# Start of Records shown

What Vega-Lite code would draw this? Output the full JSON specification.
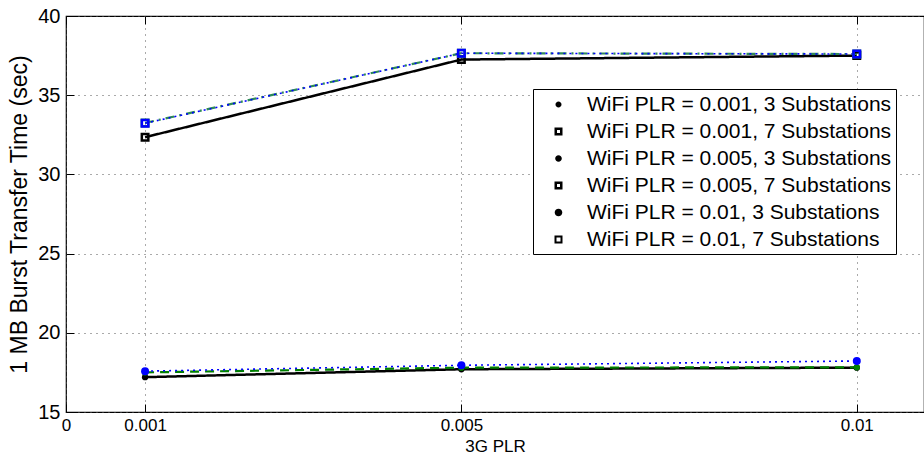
{
  "$schema": "https://vega.github.io/schema/vega-lite/v6.json",
  "width": 858,
  "height": 396,
  "autosize": {"type": "none"},
  "padding": {"left": 66, "top": 16, "right": 0, "bottom": 49},
  "background": "white",
  "config": {
    "font": "Liberation Sans",
    "view": {"stroke": "#000", "strokeWidth": 1.2},
    "axis": {
      "labelFont": "Liberation Sans",
      "titleFont": "Liberation Sans",
      "labelFontSize": 18,
      "titleFontSize": 18,
      "labelColor": "#000",
      "titleColor": "#000",
      "titleFontWeight": "normal",
      "tickColor": "#000",
      "tickWidth": 1,
      "domain": false,
      "gridColor": "#555",
      "gridDash": [1, 5],
      "gridOpacity": 1,
      "gridWidth": 1
    },
    "legend": {
      "title": null,
      "orient": "none",
      "legendX": 467,
      "legendY": 73,
      "strokeColor": "#000",
      "fillColor": "#fff",
      "padding": 4,
      "labelFont": "Liberation Sans",
      "labelFontSize": 21,
      "labelColor": "#000",
      "labelLimit": 400,
      "labelOffset": 27,
      "rowPadding": 5,
      "symbolSize": 400,
      "symbolOpacity": 1,
      "symbolStrokeWidth": 2.2
    }
  },
  "data": {
    "values": [
      {"x": 0.001, "y": 17.2, "series": "WiFi PLR = 0.001, 3 Substations"},
      {"x": 0.005, "y": 17.7, "series": "WiFi PLR = 0.001, 3 Substations"},
      {"x": 0.01, "y": 17.8, "series": "WiFi PLR = 0.001, 3 Substations"},
      {"x": 0.001, "y": 32.35, "series": "WiFi PLR = 0.001, 7 Substations"},
      {"x": 0.005, "y": 37.25, "series": "WiFi PLR = 0.001, 7 Substations"},
      {"x": 0.01, "y": 37.5, "series": "WiFi PLR = 0.001, 7 Substations"},
      {"x": 0.001, "y": 17.5, "series": "WiFi PLR = 0.005, 3 Substations"},
      {"x": 0.005, "y": 17.8, "series": "WiFi PLR = 0.005, 3 Substations"},
      {"x": 0.01, "y": 17.82, "series": "WiFi PLR = 0.005, 3 Substations"},
      {"x": 0.001, "y": 33.25, "series": "WiFi PLR = 0.005, 7 Substations"},
      {"x": 0.005, "y": 37.65, "series": "WiFi PLR = 0.005, 7 Substations"},
      {"x": 0.01, "y": 37.6, "series": "WiFi PLR = 0.005, 7 Substations"},
      {"x": 0.001, "y": 17.58, "series": "WiFi PLR = 0.01, 3 Substations"},
      {"x": 0.005, "y": 17.95, "series": "WiFi PLR = 0.01, 3 Substations"},
      {"x": 0.01, "y": 18.22, "series": "WiFi PLR = 0.01, 3 Substations"},
      {"x": 0.001, "y": 33.23, "series": "WiFi PLR = 0.01, 7 Substations"},
      {"x": 0.005, "y": 37.65, "series": "WiFi PLR = 0.01, 7 Substations"},
      {"x": 0.01, "y": 37.6, "series": "WiFi PLR = 0.01, 7 Substations"}
    ]
  },
  "resolve": {"axis": {"x": "independent", "y": "independent"}},
  "layer": [
    {
      "transform": [{"filter": "indexof(datum.series, '0.001,') >= 0"}],
      "mark": {"type": "line", "strokeWidth": 2.5},
      "encoding": {
        "x": {
          "field": "x", "type": "quantitative",
          "scale": {"domain": [0, 0.01085], "nice": false, "zero": false},
          "axis": {
            "orient": "bottom",
            "values": [0, 0.001, 0.005, 0.01],
            "format": "~g",
            "title": "3G PLR",
            "grid": true,
            "ticks": false,
            "labelFontSize": 17,
            "titleFontSize": 17,
            "labelPadding": 5,
            "titlePadding": 5,
            "labelFlush": false
          }
        },
        "y": {
          "field": "y", "type": "quantitative",
          "scale": {"domain": [15, 40], "nice": false, "zero": false},
          "axis": {
            "orient": "left",
            "values": [15, 20, 25, 30, 35, 40],
            "title": "1 MB Burst Transfer Time (sec)",
            "grid": true,
            "ticks": false,
            "labelFontSize": 20,
            "titleFontSize": 23,
            "labelPadding": 6,
            "titlePadding": 6
          }
        },
        "stroke": {
          "field": "series", "type": "nominal",
          "scale": {"range": ["#000000", "#000000", "#008000", "#2E8B57", "#0000FF", "#0000FF"]},
          "legend": null
        },
        "strokeDash": {
          "field": "series", "type": "nominal",
          "scale": {"range": [[1, 0], [1, 0], [9, 6], [9, 5, 2, 5], [2, 4], [2, 4]]},
          "legend": null
        }
      }
    },
    {
      "transform": [{"filter": "indexof(datum.series, '0.005,') >= 0"}],
      "mark": {"type": "line", "strokeWidth": 2.2},
      "encoding": {
        "x": {
          "field": "x", "type": "quantitative",
          "axis": {
            "orient": "top", "offset": -8, "values": [0, 0.001, 0.005, 0.01],
            "labels": false, "title": null, "grid": false, "ticks": true, "tickSize": 8
          }
        },
        "y": {
          "field": "y", "type": "quantitative",
          "axis": {
            "orient": "left", "offset": -8, "values": [15, 20, 25, 30, 35, 40],
            "labels": false, "title": null, "grid": false, "ticks": true, "tickSize": 8
          }
        },
        "stroke": {"field": "series", "type": "nominal", "legend": null},
        "strokeDash": {"field": "series", "type": "nominal", "legend": null}
      }
    },
    {
      "transform": [{"filter": "indexof(datum.series, '0.01,') >= 0"}],
      "mark": {"type": "line", "strokeWidth": 1.6},
      "encoding": {
        "x": {
          "field": "x", "type": "quantitative",
          "axis": {
            "orient": "bottom", "offset": -8, "values": [0, 0.001, 0.005, 0.01],
            "labels": false, "title": null, "grid": false, "ticks": true, "tickSize": 8
          }
        },
        "y": {"field": "y", "type": "quantitative", "axis": null},
        "stroke": {"field": "series", "type": "nominal", "legend": null},
        "strokeDash": {"field": "series", "type": "nominal", "legend": null}
      }
    },
    {
      "mark": {"type": "point", "filled": true, "opacity": 0},
      "encoding": {
        "x": {"field": "x", "type": "quantitative", "axis": null},
        "y": {"field": "y", "type": "quantitative", "axis": null},
        "color": {
          "field": "series", "type": "nominal",
          "scale": {"range": ["#000000", "#000000", "#008000", "#2E8B57", "#0000FF", "#0000FF"]}
        },
        "stroke": {"field": "series", "type": "nominal"},
        "strokeDash": {"field": "series", "type": "nominal"},
        "shape": {
          "field": "series", "type": "nominal",
          "scale": {"range": [
            "M-1,0H3M1.3,0A0.3,0.3 0 1,1 0.7,0A0.3,0.3 0 1,1 1.3,0Z",
            "M-1,0H0.6M1.4,0H3M0.6,-0.4H1.4V0.4H0.6ZM0.85,-0.15V0.15H1.15V-0.15Z",
            "M-1,0H3M1.33,0A0.33,0.33 0 1,1 0.67,0A0.33,0.33 0 1,1 1.33,0Z",
            "M-1,0H0.6M1.4,0H3M0.6,-0.4H1.4V0.4H0.6ZM0.85,-0.15V0.15H1.15V-0.15Z",
            "M-1,0H3M1.38,0A0.38,0.38 0 1,1 0.62,0A0.38,0.38 0 1,1 1.38,0Z",
            "M-1,0H0.6M1.4,0H3M0.6,-0.4H1.4V0.4H0.6ZM0.8,-0.2V0.2H1.2V-0.2Z"
          ]}
        }
      }
    },
    {
      "transform": [{"filter": "indexof(datum.series, '3 Sub') >= 0 && indexof(datum.series, '0.01,') < 0"}],
      "mark": {"type": "circle", "size": 40, "opacity": 1},
      "encoding": {
        "x": {"field": "x", "type": "quantitative", "axis": null},
        "y": {"field": "y", "type": "quantitative", "axis": null},
        "color": {"field": "series", "type": "nominal", "legend": null}
      }
    },
    {
      "transform": [{"filter": "indexof(datum.series, '0.01, 3') >= 0"}],
      "mark": {"type": "circle", "size": 64, "opacity": 1},
      "encoding": {
        "x": {"field": "x", "type": "quantitative", "axis": null},
        "y": {"field": "y", "type": "quantitative", "axis": null},
        "color": {"field": "series", "type": "nominal", "legend": null}
      }
    },
    {
      "transform": [{"filter": "indexof(datum.series, '7 Sub') >= 0"}],
      "mark": {"type": "point", "filled": true, "size": 100, "opacity": 1, "strokeWidth": 0,
               "shape": "M-0.9,-0.9H0.9V0.9H-0.9ZM-0.4,-0.4V0.4H0.4V-0.4Z"},
      "encoding": {
        "x": {"field": "x", "type": "quantitative", "axis": null},
        "y": {"field": "y", "type": "quantitative", "axis": null},
        "color": {"field": "series", "type": "nominal", "legend": null}
      }
    }
  ]
}
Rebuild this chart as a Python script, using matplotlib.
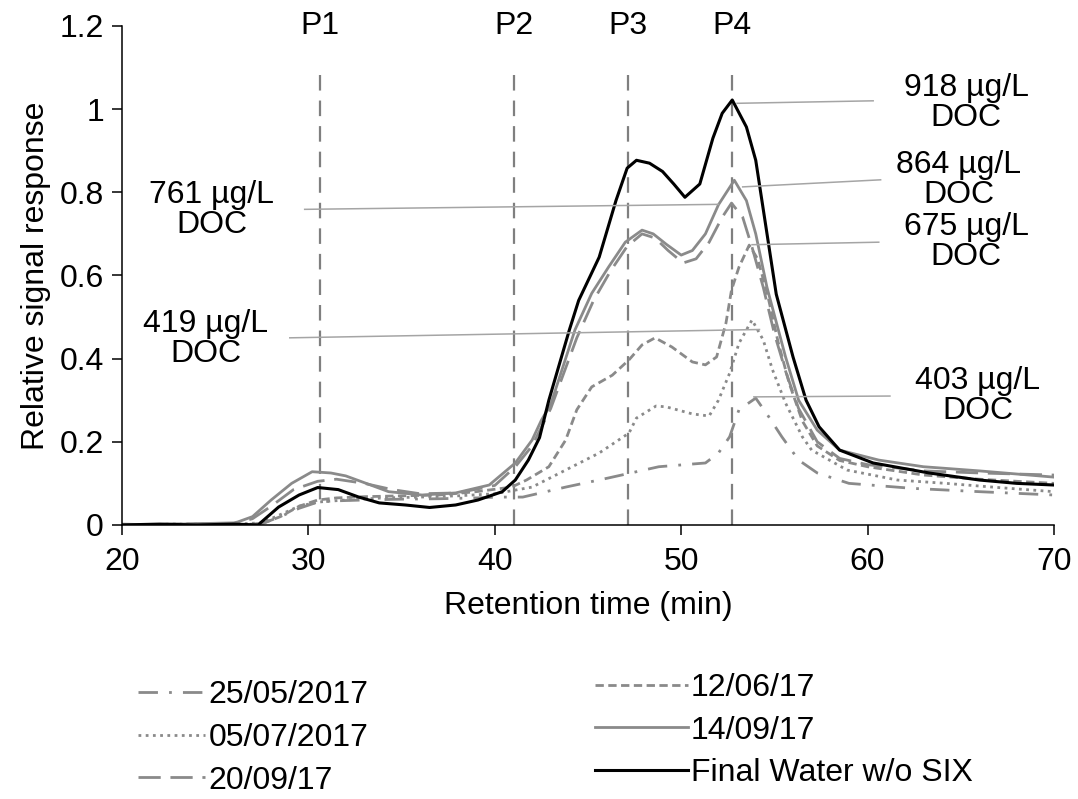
import matplotlib
matplotlib.use("Agg")
import matplotlib.pyplot as plt

plt.rcParams['font.family'] = ['Liberation Sans', 'DejaVu Sans']

# --- data ---
t_final = [20, 22, 24, 26, 27.3, 28.4, 29.5, 30.5, 31.6, 32.7, 33.8, 35.2, 36.5, 37.9, 39.1,
           40.4, 41.1, 41.8, 42.4, 42.9, 44.0, 44.5, 45.6, 46.5, 47.1, 47.6, 48.3, 49.0, 49.6,
           50.2, 51.0, 51.7, 52.2, 52.74, 53.5, 54.0, 54.55, 55.1, 56.0, 56.7, 57.4, 58.5,
           60.3, 63.3, 66.0, 68.0, 70]
y_final = [0.0, 0.002, 0.0, 0.002, 0.0, 0.043, 0.072, 0.09, 0.085, 0.067, 0.053, 0.048, 0.042,
           0.048, 0.06, 0.08, 0.108, 0.156, 0.21, 0.30, 0.469, 0.54, 0.644, 0.78, 0.858, 0.877,
           0.87, 0.85, 0.82, 0.788, 0.82, 0.93, 0.99, 1.022, 0.957, 0.877, 0.716, 0.555, 0.404,
           0.30, 0.236, 0.18, 0.149, 0.125, 0.108, 0.10, 0.096]

t_1409 = [20, 22, 24, 26, 26.2, 27, 28, 29.1, 30.2, 31.2, 32, 33.1, 34.3, 36.1, 37.9, 39.7,
          41.1, 42.0, 42.5, 43.0, 44.3, 45.2, 46.1, 47.0, 47.9, 48.5, 49.2, 50.0, 50.6, 51.3,
          52.0, 52.85, 53.5, 54.0, 54.6, 55.6, 56.3, 57.3, 58.5, 60.6, 63, 66, 70]
y_1409 = [0.002, 0.0, 0.003, 0.005, 0.007, 0.02, 0.06, 0.10, 0.128, 0.125, 0.118, 0.10, 0.08,
          0.072, 0.077, 0.096, 0.149, 0.204, 0.252, 0.29, 0.469, 0.557, 0.62, 0.68, 0.709, 0.70,
          0.675, 0.649, 0.66, 0.70, 0.77, 0.829, 0.78, 0.70, 0.572, 0.404, 0.30, 0.228, 0.18,
          0.156, 0.14, 0.13, 0.115]

t_2009 = [20, 23, 26, 27, 28, 29.2, 30.5, 31.5, 33, 34.5, 36, 38, 40, 41.1, 42, 43, 44.4, 45.3,
          46.2, 47.1, 47.9, 48.6, 49.3, 50.1, 50.8, 51.5, 52.2, 52.7, 53.3, 53.8, 54.4, 55.0,
          55.6, 56.3, 57.3, 58.5, 60, 63, 66, 70]
y_2009 = [0.0, 0.002, 0.003, 0.015, 0.045, 0.085, 0.105, 0.11, 0.10, 0.085, 0.075, 0.077, 0.095,
          0.14, 0.19, 0.28, 0.45, 0.54, 0.61, 0.67, 0.70, 0.69, 0.66, 0.63, 0.64, 0.68, 0.74,
          0.774, 0.74, 0.668, 0.572, 0.46, 0.37, 0.28, 0.20, 0.16, 0.145, 0.13, 0.125, 0.12]

t_1206 = [20, 23, 26, 27.5, 28.5, 29.5, 30.5, 31.5, 33, 35, 37, 39, 40.9, 41.7, 42.9, 43.8, 44.4,
          45.2, 46.3, 47.2, 47.9, 48.6, 49.5, 50.6, 51.3, 51.9, 52.4, 52.7, 53.1, 53.65, 54.1,
          54.6, 55.2, 55.8, 56.5, 57.3, 58.5, 60, 63, 66, 70]
y_1206 = [0.0, 0.002, 0.0, 0.003, 0.02, 0.045, 0.06, 0.065, 0.068, 0.07, 0.072, 0.08, 0.091,
          0.108, 0.14, 0.204, 0.277, 0.332, 0.36, 0.397, 0.433, 0.45, 0.428, 0.392, 0.385, 0.404,
          0.485, 0.565, 0.62, 0.673, 0.64, 0.56, 0.44, 0.34, 0.25, 0.19, 0.155, 0.14, 0.12,
          0.11, 0.10]

t_0507 = [20, 23, 26, 27.5, 28.5, 29.5, 30.5, 32, 34, 36, 38, 40, 42.0, 43.8, 45.6, 47.2, 47.6,
          48.65, 49.2, 50.6, 51.5, 52.0, 52.6, 53.1, 53.8, 54.4, 54.9, 55.6, 56.5, 57.0, 58.9,
          61.6, 64.2, 67, 70]
y_0507 = [0.0, 0.002, 0.002, 0.005, 0.025, 0.045, 0.055, 0.06, 0.065, 0.067, 0.07, 0.075, 0.091,
          0.132, 0.173, 0.221, 0.257, 0.286, 0.284, 0.267, 0.262, 0.30, 0.365, 0.437, 0.493,
          0.445, 0.373, 0.293, 0.212, 0.18, 0.132, 0.108, 0.10, 0.09, 0.08]

t_2505 = [20, 23, 26, 27.5, 28.5, 29.5, 30.5, 31.5, 33, 35, 37, 39, 40.2, 41.5, 43.8, 46.1, 48.8,
          51.3, 52.0, 52.6, 53.1, 54.0, 54.7, 55.4, 56.3, 57.3, 59.0, 62.4, 66, 70]
y_2505 = [0.0, 0.002, 0.0, 0.003, 0.02, 0.04, 0.055, 0.058, 0.06, 0.062, 0.063, 0.065, 0.067,
          0.067, 0.091, 0.113, 0.14, 0.149, 0.173, 0.212, 0.277, 0.305, 0.26, 0.212, 0.156,
          0.125, 0.10, 0.088, 0.08, 0.072]

peak_names = ['P1', 'P2', 'P3', 'P4']
peak_times = [30.6, 41.05, 47.15, 52.7]

doc_labels = ['918 µg/L\nDOC', '864 µg/L\nDOC', '675 µg/L\nDOC',
              '761 µg/L\nDOC', '419 µg/L\nDOC', '403 µg/L\nDOC']
doc_text_xy = [(65.3, 1.014), (64.9, 0.829), (65.3, 0.68),
               (24.8, 0.757), (24.5, 0.446), (65.9, 0.311)]
doc_line_from = [(53.0, 1.014), (53.3, 0.813), (53.8, 0.674),
                 (29.8, 0.759), (29.0, 0.45), (53.9, 0.308)]
doc_line_to = [(60.3, 1.02), (60.7, 0.83), (60.6, 0.68),
               (52.0, 0.771), (54.2, 0.47), (61.2, 0.31)]

# %%
gray = '#8a8a8a'
fs = 23

fig = plt.figure(figsize=(10.78, 7.99), dpi=100)
ax = fig.add_axes([0.1132, 0.343, 0.8645, 0.6245])

l1, = ax.plot(t_2505, y_2505, color=gray, lw=2.0, linestyle=(0, (7, 4, 1, 4)), label='25/05/2017')
l2, = ax.plot(t_0507, y_0507, color=gray, lw=2.0, linestyle=(0, (1, 1.6)), label='05/07/2017')
l3, = ax.plot(t_2009, y_2009, color=gray, lw=2.0, linestyle=(0, (8, 3.5)), label='20/09/17')
l4, = ax.plot(t_1206, y_1206, color=gray, lw=2.0, linestyle=(0, (3, 1.6)), label='12/06/17')
l5, = ax.plot(t_1409, y_1409, color=gray, lw=2.0, label='14/09/17')
l6, = ax.plot(t_final, y_final, color='black', lw=2.2, label='Final Water w/o SIX')

for name, t in zip(peak_names, peak_times):
    ax.plot([t, t], [0, 1.105], color='#7f7f7f', lw=1.6, linestyle=(0, (7, 4.5)), zorder=1)
    ax.text(t, 1.2, name, ha='center', va='center', fontsize=fs, clip_on=False)

for lab, txy, p0, p1 in zip(doc_labels, doc_text_xy, doc_line_from, doc_line_to):
    ax.plot([p0[0], p1[0]], [p0[1], p1[1]], color='#a5a5a5', lw=1.1)
    ax.text(txy[0], txy[1], lab, ha='center', va='center', fontsize=fs,
            linespacing=1.0, multialignment='center')

ax.set_xlim(20, 70)
ax.set_ylim(0, 1.2)
ax.set_xticks([20, 30, 40, 50, 60, 70])
ax.set_yticks([0, 0.2, 0.4, 0.6, 0.8, 1.0, 1.2])
ax.set_yticklabels(['0', '0.2', '0.4', '0.6', '0.8', '1', '1.2'])
ax.tick_params(axis='both', direction='out', length=7, width=1.1, labelsize=fs)
ax.tick_params(axis='x', pad=9)
ax.tick_params(axis='y', pad=6)
ax.spines['top'].set_visible(False)
ax.spines['right'].set_visible(False)
ax.spines['left'].set_linewidth(1.1)
ax.spines['bottom'].set_linewidth(1.1)
ax.set_xlabel('Retention time (min)', fontsize=fs, labelpad=10)
ax.set_ylabel('Relative signal response', fontsize=fs, labelpad=6)

leg1 = fig.legend(handles=[l1, l2, l3], loc='upper left', bbox_to_anchor=(0.128, 0.149),
                  frameon=False, fontsize=fs, handlelength=2.1, handletextpad=0.1,
                  labelspacing=0.4, borderpad=0, borderaxespad=0)
leg2 = fig.legend(handles=[l4, l5, l6], loc='upper left', bbox_to_anchor=(0.552, 0.158),
                  frameon=False, fontsize=fs, handlelength=2.9, handletextpad=0.1,
                  labelspacing=0.4, borderpad=0, borderaxespad=0)

fig.savefig('out.png', dpi=100)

# End of Records shown

Work to complete:
Up in the listing, locate the line with "Rebuild this chart"; print it and every line after it down to the line with "0.30, 0.236, 0.18, 0.149, 0.125, 0.108, 0.10, 0.096]", which is included too. Skip the pictures.

Written response:
Rebuild this chart as a Python script, using matplotlib.
import matplotlib
matplotlib.use("Agg")
import matplotlib.pyplot as plt

plt.rcParams['font.family'] = ['Liberation Sans', 'DejaVu Sans']

# --- data ---
t_final = [20, 22, 24, 26, 27.3, 28.4, 29.5, 30.5, 31.6, 32.7, 33.8, 35.2, 36.5, 37.9, 39.1,
           40.4, 41.1, 41.8, 42.4, 42.9, 44.0, 44.5, 45.6, 46.5, 47.1, 47.6, 48.3, 49.0, 49.6,
           50.2, 51.0, 51.7, 52.2, 52.74, 53.5, 54.0, 54.55, 55.1, 56.0, 56.7, 57.4, 58.5,
           60.3, 63.3, 66.0, 68.0, 70]
y_final = [0.0, 0.002, 0.0, 0.002, 0.0, 0.043, 0.072, 0.09, 0.085, 0.067, 0.053, 0.048, 0.042,
           0.048, 0.06, 0.08, 0.108, 0.156, 0.21, 0.30, 0.469, 0.54, 0.644, 0.78, 0.858, 0.877,
           0.87, 0.85, 0.82, 0.788, 0.82, 0.93, 0.99, 1.022, 0.957, 0.877, 0.716, 0.555, 0.404,
           0.30, 0.236, 0.18, 0.149, 0.125, 0.108, 0.10, 0.096]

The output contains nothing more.